Cue appropriate celestial soundtrack… On Aug. 21, 2017, millions of people across the country will cast their eyes skyward to observe the total solar eclipse. The lunar shadow will be 73 miles wide and will take a little more than 90 minutes to travel from Oregon to South Carolina, crossing 13 states en route. Nashville is making an all-out party of the natural phenomenon and NPT’s Tennessee Crossroads is getting in on the fun with a Facebook Live event with host Joe Elmore and Crossroads correspondent Danielle Colburn Allen.
Standing in the shadow
The Tennessee Crossroads’ Total Eclipse Event will be streamed live beginning at 1 p.m. CT on Aug. 21 from the Adventure Science Center during the Music City Total Solar Eclipse Festival. On eclipse day, Joe will talk with David Lockett of Camp STEM from the museum’s roof. Lockett, by the way, is an NPT American Graduate Champion. You won’t need special glasses to watch our coverage – and we’re protecting our camera lens with a special filter – but in order to safely view the eclipse in person, you’ll need to take a few precautions. Joe explains what to expect in the following video.
Our Facebook Live event will last approximately 30 minutes; after that, consider following the eclipse’s path on NPT2, where we’ll carry South Carolina ETV’s live coverage from 1:30 to 2:30 p.m. Find more information here.
Out of this world
The eclipse will be over by early afternoon, but there’s so much more to see. NOVA’s Eclipse Over America premieres on NPT Monday, Aug. 21, at 8 p.m. and will include footage shot around the U.S. on that day, as well as information provided by solar and solar storm detection scientists.
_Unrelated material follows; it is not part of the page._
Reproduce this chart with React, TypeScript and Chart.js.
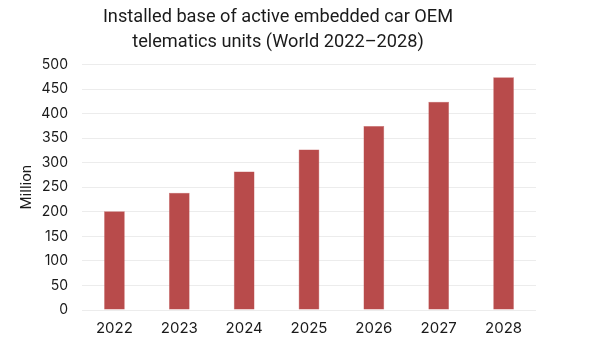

August 23 is the 40th anniversary of the launch of NASA’s first Voyager spacecraft and a 7 p.m. encore presentation of Eclipse Over America will be followed at 8 p.m. by The Farthest — Voyager in Space, a two-hour feature documentary about the Voyager missions to our solar system’s outer planets. This program combines CGI imagery, stunning photographs of planets, and a soundtrack full of stellar songs. Four decades after leaving Earth, both nuclear-powered spacecraft continue to send data back to Earth. Voyager 1 has traveled more than 12 billion miles and Voyager 2 more than 10 billion. In 2012, Voyager 1, which is traveling at more than 320 million miles per year, became the first human-made object to leave our solar system, ushering humanity into the interstellar age.
When the Propulsion family needs to return to their home planet, Sean and Sydney join Jet on an intergalactic journey in Ready Jet Go!: Back to Bortron 7. The one-hour special airs several times on NPT and NPT3 PBS Kids in August, beginning Monday, Aug. 14. To find airtimes, go to wnpt.org/schedule. Ready Jet Go! airs weekdays at 6 a.m. and 1 p.m. on NPT and at 5:30 p.m. weekends on NPT3 PBSKids.